Prior to the tariff announcement, the U.S. Bureau of Labor Statistics had the “Solar Photovoltaic Installers” job set to grow 105%, the highest growth rate of all American jobs over the next decade. With this action, the Solar Energy Industries Association estimates that the U.S. solar industry will lose 23,000 American jobs this year alone.

So why institute a tariff that will put downward pressure on these growing middle-class jobs?

¯_(ツ)_/¯

The U.S. installed about 7,000 MW of solar in 2017, the vast majority (about 80%) of which used imported panels. Trump’s order waives the tariff for the first 2,500 MW of panels, and then the tariff kicks in at 30% on any excess. That’s for the first year only; the tariff then steps down 5% over 4 years to 15%, and then goes away.
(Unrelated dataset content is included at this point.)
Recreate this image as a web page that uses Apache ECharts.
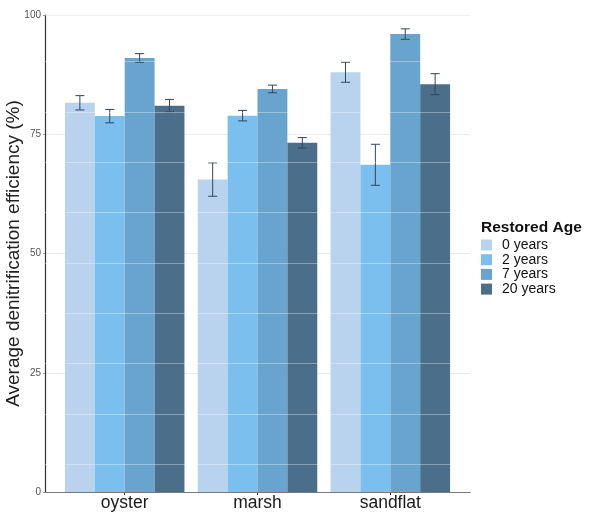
<!doctype html>
<html lang="en">
    <head>
        <meta charset="UTF-8" />
        <title>Denitrification efficiency by restored age</title>
        <script src="https://cdn.jsdelivr.net/npm/echarts@6.0.0/dist/echarts.min.js"></script>
        <style>
            html, body { margin: 0; padding: 0; background: #fff; }
        </style>
    </head>
    <body>
        <!-- Chart container -->
        <div id="main" style="width: 590px; height: 519px"></div>

        <script>
            // Habitats along the x axis
            const habitats = ["oyster", "marsh", "sandflat"];
            // Restored age groups (legend)
            const ages = ["0 years", "2 years", "7 years", "20 years"];
            const ageColors = ["#b9d3ee", "#7bbfee", "#68a4cd", "#4b6e8b"];

            // Mean efficiency (%) per habitat, one array per age
            const mean0 = [81.6, 65.5, 88.0];
            const mean2 = [78.8, 78.9, 68.6];
            const mean7 = [91.0, 84.5, 96.0];
            const mean20 = [81.0, 73.2, 85.5];

            // Standard error per habitat, one array per age
            const se0 = [1.5, 3.5, 2.1];
            const se2 = [1.4, 1.1, 4.3];
            const se7 = [0.9, 0.8, 1.1];
            const se20 = [1.3, 1.1, 2.2];

            const yTicks = [0, 25, 50, 75, 100];

            const means = [mean0, mean2, mean7, mean20];
            const errors = [se0, se2, se7, se20];

            // dodge layout, in category units
            const groupWidth = 0.9;
            const barWidth = groupWidth / ages.length;
            const capHalf = 0.034;

            const myChart = echarts.init(document.getElementById("main"));

            function renderBar(ageIndex) {
                return function (params, api) {
                    const cat = api.value(0);
                    const m = api.value(1);
                    const se = api.value(2);
                    const xc = cat + 1 + (ageIndex - (ages.length - 1) / 2) * barWidth;
                    const topLeft = api.coord([xc - barWidth / 2, m]);
                    const bottomRight = api.coord([xc + barWidth / 2, 0]);
                    const hi = api.coord([xc, m + se]);
                    const lo = api.coord([xc, m - se]);
                    const capL = api.coord([xc - capHalf, 0])[0];
                    const capR = api.coord([xc + capHalf, 0])[0];
                    const lineStyle = { stroke: "#35465a", lineWidth: 1 };
                    return {
                        type: "group",
                        children: [
                            {
                                type: "rect",
                                shape: {
                                    x: topLeft[0],
                                    y: topLeft[1],
                                    width: bottomRight[0] - topLeft[0],
                                    height: bottomRight[1] - topLeft[1],
                                },
                                style: { fill: ageColors[ageIndex] },
                            },
                            { type: "line", shape: { x1: hi[0], y1: hi[1], x2: lo[0], y2: lo[1] }, style: lineStyle, z2: 5 },
                            { type: "line", shape: { x1: capL, y1: hi[1], x2: capR, y2: hi[1] }, style: lineStyle, z2: 5 },
                            { type: "line", shape: { x1: capL, y1: lo[1], x2: capR, y2: lo[1] }, style: lineStyle, z2: 5 },
                        ],
                    };
                };
            }

            const series = ages.map((age, i) => ({
                name: age,
                type: "custom",
                xAxisIndex: 0,
                yAxisIndex: 0,
                itemStyle: { color: ageColors[i] },
                renderItem: renderBar(i),
                encode: { x: 0, y: 1 },
                data: habitats.map((h, j) => [j, means[i][j], errors[i][j]]),
            }));

            // faint white banding seen across the bars in the original
            const bandStart = 5.8;
            const bandStep = 10.55;

            const options = {
                animation: false,
                title: {
                    text: "Restored Age",
                    left: 481,
                    top: 220,
                    padding: 0,
                    textStyle: {
                        fontFamily: "Liberation Sans",
                        fontWeight: "bold",
                        fontSize: 15.5,
                        color: "#111",
                    },
                },
                legend: {
                    orient: "vertical",
                    left: 481,
                    top: 238,
                    padding: 0,
                    itemWidth: 11,
                    itemHeight: 11,
                    itemGap: 0.7,
                    icon: "rect",
                    data: ages,
                    textStyle: {
                        fontFamily: "Liberation Sans",
                        fontSize: 14,
                        lineHeight: 11,
                        color: "#111",
                        padding: [0, 0, 0, 5],
                    },
                },
                grid: {
                    left: 45,
                    right: 120,
                    top: 15,
                    bottom: 27,
                    containLabel: false,
                    outerBoundsMode: "none",
                },
                xAxis: {
                    type: "value",
                    min: 0.4,
                    max: 3.6,
                    splitLine: { show: false },
                    axisLine: { show: true, lineStyle: { color: "#333", width: 1.2 } },
                    axisTick: {
                        show: true,
                        customValues: [1, 2, 3],
                        length: 3,
                        lineStyle: { color: "#333" },
                    },
                    axisLabel: {
                        customValues: [1, 2, 3],
                        formatter: (v) => habitats[Math.round(v) - 1],
                        fontFamily: "Liberation Sans",
                        fontSize: 17.5,
                        color: "#1a1a1a",
                        margin: 2,
                    },
                },
                yAxis: [
                    {
                        type: "value",
                        min: yTicks[0],
                        max: yTicks[yTicks.length - 1],
                        interval: yTicks[1] - yTicks[0],
                        name: "Average denitrification efficiency (%)",
                        nameLocation: "middle",
                        nameGap: 22,
                        nameMoveOverlap: false,
                        nameTextStyle: {
                            fontFamily: "Liberation Sans",
                            fontSize: 19,
                            color: "#222",
                        },
                        axisLine: { show: true, lineStyle: { color: "#333", width: 1.2 } },
                        axisTick: { show: true, length: 2, lineStyle: { color: "#999" } },
                        axisLabel: {
                            fontFamily: "Liberation Sans",
                            fontSize: 10,
                            color: "#555",
                            margin: 4,
                        },
                        splitLine: { show: true, lineStyle: { color: "#ebebeb", width: 1 } },
                    },
                    {
                        type: "value",
                        min: (0 - bandStart) / bandStep,
                        max: (100 - bandStart) / bandStep,
                        splitNumber: 9,
                        z: 5,
                        show: true,
                        axisLine: { show: false },
                        axisTick: { show: false },
                        axisLabel: { show: false },
                        splitLine: {
                            show: true,
                            lineStyle: { color: "rgba(255,255,255,0.35)", width: 1 },
                        },
                    },
                ],
                series: series,
            };

            myChart.setOption(options);
        </script>
    </body>
</html>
This is also the same time horizon for which the solar Investment Tax Credit (ITC) disappears.

The tariff only applies to the module, which makes up about 20-30% of the total installed cost of a utility-scale solar system and about 12% of a residential system. According to the two charts below from NREL, modules cost about $0.35/W across all PV sectors, so a 30% tariff would increase the cost of all types of installations by about $0.11/W, ceteris paribus, in the first year.

The National Renewable Energy Lab: https://www.nrel.gov/docs/fy17osti/68925.pdf

The National Renewable Energy Lab: https://www.nrel.gov/docs/fy17osti/68925.pdf

The net effect is that a utility-scale project would cost about 10% more than it does today, and a residential system would cost about 6%-7% more.
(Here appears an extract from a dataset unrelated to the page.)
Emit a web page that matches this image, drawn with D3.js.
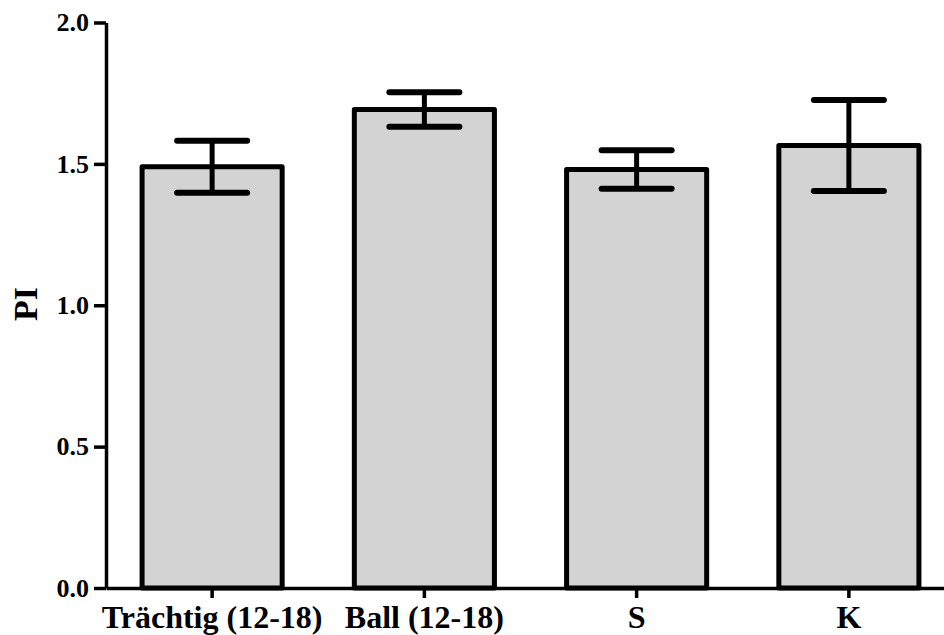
<!DOCTYPE html>
<html>
<head>
<meta charset="utf-8">
<script src="https://cdn.jsdelivr.net/npm/d3@7"></script>
<style>
  body { margin: 0; background: #fff; }
  .axis path, .axis line { stroke: #000; stroke-width: 3.5; }
</style>
</head>
<body>
<svg id="chart"></svg>
<script>
// categories on the x axis
const groups = ['Trächtig (12-18)', 'Ball (12-18)', 'S', 'K'];
// mean PI per group
const means = [1.49, 1.692, 1.48, 1.565];
// error (SEM) per group
const errors = [0.092, 0.061, 0.068, 0.161];
// y tick values
const yTicks = [0, 0.5, 1.0, 1.5, 2.0];

const width = 944;
const height = 635;
const serif = '"Liberation Serif", "Times New Roman", Times, serif';

const data = groups.map((g, i) => ({ group: g, mean: means[i], err: errors[i] }));

const xScale = d3
  .scaleBand()
  .domain(groups)
  .range([106, 955])
  .paddingInner(0.34)
  .paddingOuter(0.17);

const yScale = d3
  .scaleLinear()
  .domain([0, 2])
  .range([588, 22.5]);

const svg = d3
  .select('#chart')
  .attr('width', width)
  .attr('height', height);

// bars
svg
  .selectAll('.bar')
  .data(data)
  .enter()
  .append('rect')
  .attr('class', 'bar')
  .attr('x', d => xScale(d.group))
  .attr('width', xScale.bandwidth())
  .attr('y', d => yScale(d.mean))
  .attr('height', d => yScale(0) - yScale(d.mean))
  .attr('fill', '#d3d3d3')
  .attr('stroke', '#000')
  .attr('stroke-width', 5)
  .attr('stroke-linejoin', 'round');

// error bars
const capHalf = 35;
const errG = svg.selectAll('.err').data(data).enter().append('g').attr('class', 'err');

errG
  .append('line')
  .attr('x1', d => xScale(d.group) + xScale.bandwidth() / 2)
  .attr('x2', d => xScale(d.group) + xScale.bandwidth() / 2)
  .attr('y1', d => yScale(d.mean + d.err))
  .attr('y2', d => yScale(d.mean - d.err))
  .attr('stroke', '#000')
  .attr('stroke-width', 5);

[1, -1].forEach(sign => {
  errG
    .append('line')
    .attr('x1', d => xScale(d.group) + xScale.bandwidth() / 2 - capHalf)
    .attr('x2', d => xScale(d.group) + xScale.bandwidth() / 2 + capHalf)
    .attr('y1', d => yScale(d.mean + sign * d.err))
    .attr('y2', d => yScale(d.mean + sign * d.err))
    .attr('stroke', '#000')
    .attr('stroke-width', 6)
    .attr('stroke-linecap', 'round');
});

// axes
const xAxis = d3.axisBottom(xScale).tickSize(10).tickSizeOuter(0).tickPadding(7);
const yAxis = d3
  .axisLeft(yScale)
  .tickValues(yTicks)
  .tickFormat(d3.format('.1f'))
  .tickSize(12)
  .tickSizeOuter(0)
  .tickPadding(5);

svg
  .append('g')
  .attr('class', 'axis')
  .attr('transform', `translate(0,${yScale(0)})`)
  .call(xAxis)
  .attr('font-family', serif)
  .selectAll('text')
  .style('font-family', serif)
  .style('font-weight', 'bold')
  .style('fill', '#000')
  .style('font-size', '32px');

svg
  .append('g')
  .attr('class', 'axis')
  .attr('transform', 'translate(106,0)')
  .call(yAxis)
  .attr('font-family', serif)
  .selectAll('text')
  .style('font-family', serif)
  .style('font-weight', 'bold')
  .style('fill', '#000')
  .style('font-size', '26px');

// y label
svg
  .append('text')
  .attr('transform', 'rotate(-90)')
  .attr('x', -304)
  .attr('y', 37)
  .attr('text-anchor', 'middle')
  .style('font-family', serif)
  .style('font-weight', 'bold')
  .style('font-size', '34px')
  .text('PI');
</script>
</body>
</html>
These tariffs are not as Draconian as originally petitioned for by Suniva and SolarWorld. That said, GTM Research estimates they could reduce the amount of solar installed in the U.S. from 2018-2022 by about 8%, or about 5,000 MW.

The tariff follows changes to the tax code that also could make it harder for solar to obtain necessary financing. While, in my opinion, it is hard to argue against the lower corporate tax rate, tax code changes also might have the effect of reducing the tax equity available for offset by solar tax credits. And the Base Erosion Anti-Abuse Tax or (BEAT) provision, while not as bad as it could have been, could still limit some investors’ appetite for solar tax credits. In fact, some solar projects have been put on hold pending this ruling.

Oddly, the sort of protectionism on display with the imposition of this tariff is atypical of Republican politics, in which such actions are often considered taxes on consumers.

While this is being done under the guise of supporting U.S. manufacturing jobs, four years is too short of a time horizon to develop any meaningful domestic manufacturing.

From a political perspective, the Trump Administration’s decision to levy a tariff on solar modules is interesting in that, while it is true that solar doesn’t support that many long-term jobs, it does create tons of short-term employment. If Trump wanted to take credit for one of the fastest-growing job markets over the next 3 years, he should take action to accelerate solar, rather than applying the brakes.